* BEGIN Data shown *

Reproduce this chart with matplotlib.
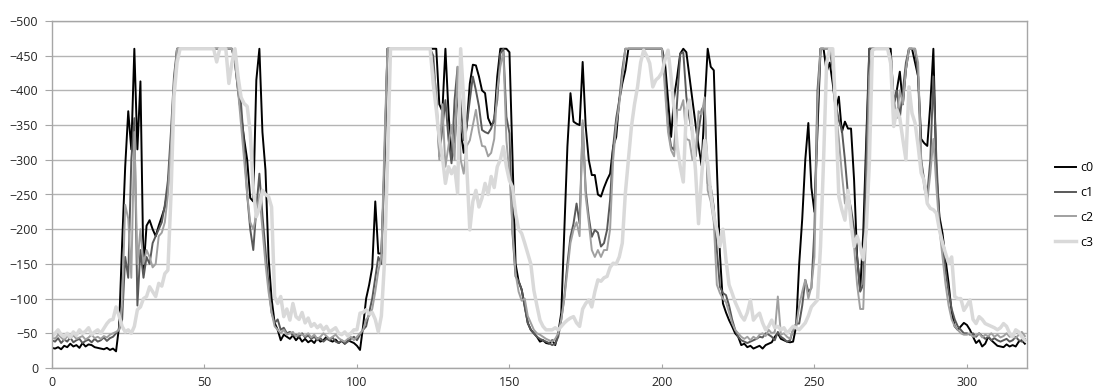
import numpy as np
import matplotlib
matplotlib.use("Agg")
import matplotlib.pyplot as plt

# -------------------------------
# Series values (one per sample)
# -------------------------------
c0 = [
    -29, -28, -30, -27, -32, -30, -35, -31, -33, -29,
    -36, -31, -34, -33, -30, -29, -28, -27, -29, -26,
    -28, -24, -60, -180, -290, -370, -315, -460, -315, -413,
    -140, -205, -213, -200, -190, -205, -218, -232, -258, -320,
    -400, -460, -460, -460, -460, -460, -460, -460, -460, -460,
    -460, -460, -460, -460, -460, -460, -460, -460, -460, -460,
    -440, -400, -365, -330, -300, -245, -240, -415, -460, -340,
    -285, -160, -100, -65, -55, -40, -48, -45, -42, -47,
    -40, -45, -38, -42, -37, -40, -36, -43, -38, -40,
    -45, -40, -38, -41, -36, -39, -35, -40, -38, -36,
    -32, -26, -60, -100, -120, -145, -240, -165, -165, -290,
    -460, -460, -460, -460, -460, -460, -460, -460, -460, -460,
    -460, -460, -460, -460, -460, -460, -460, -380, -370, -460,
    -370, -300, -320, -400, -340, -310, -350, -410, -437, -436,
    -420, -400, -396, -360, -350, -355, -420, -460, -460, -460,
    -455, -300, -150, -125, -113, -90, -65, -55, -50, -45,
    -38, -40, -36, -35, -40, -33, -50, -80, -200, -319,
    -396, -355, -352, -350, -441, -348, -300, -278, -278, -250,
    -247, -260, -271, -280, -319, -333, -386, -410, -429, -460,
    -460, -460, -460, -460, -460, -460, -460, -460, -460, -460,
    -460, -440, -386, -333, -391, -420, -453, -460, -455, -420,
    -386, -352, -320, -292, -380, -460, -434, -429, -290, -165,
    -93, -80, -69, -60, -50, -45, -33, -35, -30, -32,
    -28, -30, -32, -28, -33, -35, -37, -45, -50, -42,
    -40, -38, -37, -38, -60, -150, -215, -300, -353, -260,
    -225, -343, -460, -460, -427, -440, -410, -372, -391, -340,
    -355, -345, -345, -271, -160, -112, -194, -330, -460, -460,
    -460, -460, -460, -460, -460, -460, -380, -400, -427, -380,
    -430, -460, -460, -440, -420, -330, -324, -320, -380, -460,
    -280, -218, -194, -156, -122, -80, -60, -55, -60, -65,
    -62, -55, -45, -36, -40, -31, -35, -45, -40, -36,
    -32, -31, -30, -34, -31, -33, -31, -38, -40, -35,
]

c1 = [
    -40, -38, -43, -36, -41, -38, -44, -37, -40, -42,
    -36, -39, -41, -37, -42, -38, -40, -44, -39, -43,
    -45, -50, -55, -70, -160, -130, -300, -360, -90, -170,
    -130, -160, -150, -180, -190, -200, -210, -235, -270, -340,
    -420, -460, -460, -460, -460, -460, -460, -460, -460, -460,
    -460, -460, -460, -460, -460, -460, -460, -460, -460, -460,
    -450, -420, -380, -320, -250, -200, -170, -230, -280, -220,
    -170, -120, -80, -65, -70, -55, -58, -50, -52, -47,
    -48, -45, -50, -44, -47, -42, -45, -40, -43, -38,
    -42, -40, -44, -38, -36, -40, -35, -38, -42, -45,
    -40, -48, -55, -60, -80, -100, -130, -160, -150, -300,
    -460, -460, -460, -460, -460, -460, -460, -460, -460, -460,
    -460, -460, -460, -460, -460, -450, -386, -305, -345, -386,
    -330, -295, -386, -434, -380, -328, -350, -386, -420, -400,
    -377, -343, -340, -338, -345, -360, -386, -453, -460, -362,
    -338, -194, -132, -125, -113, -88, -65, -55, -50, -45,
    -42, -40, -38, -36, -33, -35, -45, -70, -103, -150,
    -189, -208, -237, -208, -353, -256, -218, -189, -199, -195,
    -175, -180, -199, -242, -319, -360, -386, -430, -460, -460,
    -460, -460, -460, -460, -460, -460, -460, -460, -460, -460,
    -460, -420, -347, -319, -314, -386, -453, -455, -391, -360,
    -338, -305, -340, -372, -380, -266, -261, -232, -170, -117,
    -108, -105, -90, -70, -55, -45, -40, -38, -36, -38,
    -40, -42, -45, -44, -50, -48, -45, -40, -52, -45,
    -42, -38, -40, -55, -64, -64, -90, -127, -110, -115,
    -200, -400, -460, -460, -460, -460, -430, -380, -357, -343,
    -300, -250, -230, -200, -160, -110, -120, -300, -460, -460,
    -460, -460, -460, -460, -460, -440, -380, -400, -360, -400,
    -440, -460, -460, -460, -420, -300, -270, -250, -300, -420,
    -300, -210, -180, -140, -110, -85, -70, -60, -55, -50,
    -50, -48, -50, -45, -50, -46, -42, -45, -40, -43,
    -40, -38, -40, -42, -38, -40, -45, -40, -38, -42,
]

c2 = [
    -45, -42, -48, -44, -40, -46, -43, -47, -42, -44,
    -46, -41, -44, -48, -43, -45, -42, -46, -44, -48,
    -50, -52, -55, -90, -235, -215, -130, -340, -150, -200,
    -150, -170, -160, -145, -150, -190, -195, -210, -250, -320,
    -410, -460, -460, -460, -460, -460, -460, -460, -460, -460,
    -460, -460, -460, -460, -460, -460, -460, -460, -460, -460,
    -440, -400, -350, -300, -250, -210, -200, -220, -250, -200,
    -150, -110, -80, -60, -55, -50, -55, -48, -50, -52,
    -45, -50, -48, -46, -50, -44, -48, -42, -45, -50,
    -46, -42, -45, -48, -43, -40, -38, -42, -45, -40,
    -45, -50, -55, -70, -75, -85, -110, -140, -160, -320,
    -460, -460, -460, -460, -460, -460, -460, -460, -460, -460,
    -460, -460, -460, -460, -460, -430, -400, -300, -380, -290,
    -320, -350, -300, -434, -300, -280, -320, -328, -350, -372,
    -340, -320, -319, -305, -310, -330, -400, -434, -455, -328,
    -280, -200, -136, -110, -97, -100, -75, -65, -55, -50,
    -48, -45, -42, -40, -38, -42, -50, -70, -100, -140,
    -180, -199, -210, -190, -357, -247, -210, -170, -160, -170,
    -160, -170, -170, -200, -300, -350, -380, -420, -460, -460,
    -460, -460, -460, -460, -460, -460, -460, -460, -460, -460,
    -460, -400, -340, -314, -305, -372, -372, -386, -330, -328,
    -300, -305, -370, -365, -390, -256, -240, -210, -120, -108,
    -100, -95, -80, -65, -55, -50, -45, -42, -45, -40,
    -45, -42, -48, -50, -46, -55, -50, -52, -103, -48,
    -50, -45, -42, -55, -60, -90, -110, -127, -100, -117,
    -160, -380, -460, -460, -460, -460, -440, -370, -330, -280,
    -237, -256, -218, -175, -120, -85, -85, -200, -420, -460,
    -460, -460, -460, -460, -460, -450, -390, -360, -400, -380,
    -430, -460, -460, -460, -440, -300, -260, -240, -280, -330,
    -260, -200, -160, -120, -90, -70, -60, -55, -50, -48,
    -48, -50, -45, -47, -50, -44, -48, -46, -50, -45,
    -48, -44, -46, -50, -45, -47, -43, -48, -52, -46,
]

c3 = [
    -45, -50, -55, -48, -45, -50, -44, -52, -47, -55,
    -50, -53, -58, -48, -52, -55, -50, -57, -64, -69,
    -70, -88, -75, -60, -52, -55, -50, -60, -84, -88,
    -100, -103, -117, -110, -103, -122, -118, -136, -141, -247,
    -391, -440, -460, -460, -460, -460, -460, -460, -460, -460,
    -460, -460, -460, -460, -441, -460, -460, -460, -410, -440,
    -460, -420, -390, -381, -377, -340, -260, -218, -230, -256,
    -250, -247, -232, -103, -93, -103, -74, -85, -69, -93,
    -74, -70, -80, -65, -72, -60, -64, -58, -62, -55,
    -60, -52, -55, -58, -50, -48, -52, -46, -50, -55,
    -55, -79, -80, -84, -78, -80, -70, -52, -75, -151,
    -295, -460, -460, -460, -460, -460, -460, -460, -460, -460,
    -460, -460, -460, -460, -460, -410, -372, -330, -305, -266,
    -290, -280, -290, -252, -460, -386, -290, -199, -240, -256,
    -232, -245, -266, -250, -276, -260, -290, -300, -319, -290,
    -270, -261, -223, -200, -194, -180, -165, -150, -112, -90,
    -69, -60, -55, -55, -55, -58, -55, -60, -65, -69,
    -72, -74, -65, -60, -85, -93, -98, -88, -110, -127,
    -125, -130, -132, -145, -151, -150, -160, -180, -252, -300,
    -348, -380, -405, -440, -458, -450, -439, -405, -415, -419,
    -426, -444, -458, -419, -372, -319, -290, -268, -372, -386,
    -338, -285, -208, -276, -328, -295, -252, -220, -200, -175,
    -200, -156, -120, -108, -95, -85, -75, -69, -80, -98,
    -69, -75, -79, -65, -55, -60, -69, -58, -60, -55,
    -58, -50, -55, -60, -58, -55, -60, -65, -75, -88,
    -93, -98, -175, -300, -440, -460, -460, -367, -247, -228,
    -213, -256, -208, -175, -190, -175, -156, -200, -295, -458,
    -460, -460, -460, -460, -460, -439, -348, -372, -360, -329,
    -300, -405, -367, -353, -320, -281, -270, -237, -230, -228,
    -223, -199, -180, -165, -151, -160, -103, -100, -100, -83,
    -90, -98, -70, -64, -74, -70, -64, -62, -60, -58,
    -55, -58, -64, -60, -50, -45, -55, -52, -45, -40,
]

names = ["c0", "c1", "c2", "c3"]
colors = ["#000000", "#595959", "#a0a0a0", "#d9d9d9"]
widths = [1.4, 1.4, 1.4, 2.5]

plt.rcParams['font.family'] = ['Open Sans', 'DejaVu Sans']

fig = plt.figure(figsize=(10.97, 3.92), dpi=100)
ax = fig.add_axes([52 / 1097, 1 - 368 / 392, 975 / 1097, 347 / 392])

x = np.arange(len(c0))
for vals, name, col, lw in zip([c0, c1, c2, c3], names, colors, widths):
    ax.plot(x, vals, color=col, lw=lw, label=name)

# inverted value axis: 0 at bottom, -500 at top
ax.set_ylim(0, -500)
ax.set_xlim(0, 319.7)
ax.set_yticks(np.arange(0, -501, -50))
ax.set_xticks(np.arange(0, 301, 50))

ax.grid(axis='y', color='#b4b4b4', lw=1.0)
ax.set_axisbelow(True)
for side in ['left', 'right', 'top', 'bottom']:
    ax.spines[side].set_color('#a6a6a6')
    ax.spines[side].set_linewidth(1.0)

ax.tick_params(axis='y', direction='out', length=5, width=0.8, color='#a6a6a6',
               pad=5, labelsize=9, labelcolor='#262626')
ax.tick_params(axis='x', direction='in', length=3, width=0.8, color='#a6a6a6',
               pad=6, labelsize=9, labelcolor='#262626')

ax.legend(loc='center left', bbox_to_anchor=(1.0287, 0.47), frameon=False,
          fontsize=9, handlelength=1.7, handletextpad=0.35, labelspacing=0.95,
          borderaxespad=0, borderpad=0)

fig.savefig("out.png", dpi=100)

* END Data shown *

- **Requirement**
Print, exactly as written, the lines above from the first one to the one containing "import matplotlib.pyplot as plt". Leave out pictures.

- **Written answer**
Reproduce this chart with matplotlib.
import numpy as np
import matplotlib
matplotlib.use("Agg")
import matplotlib.pyplot as plt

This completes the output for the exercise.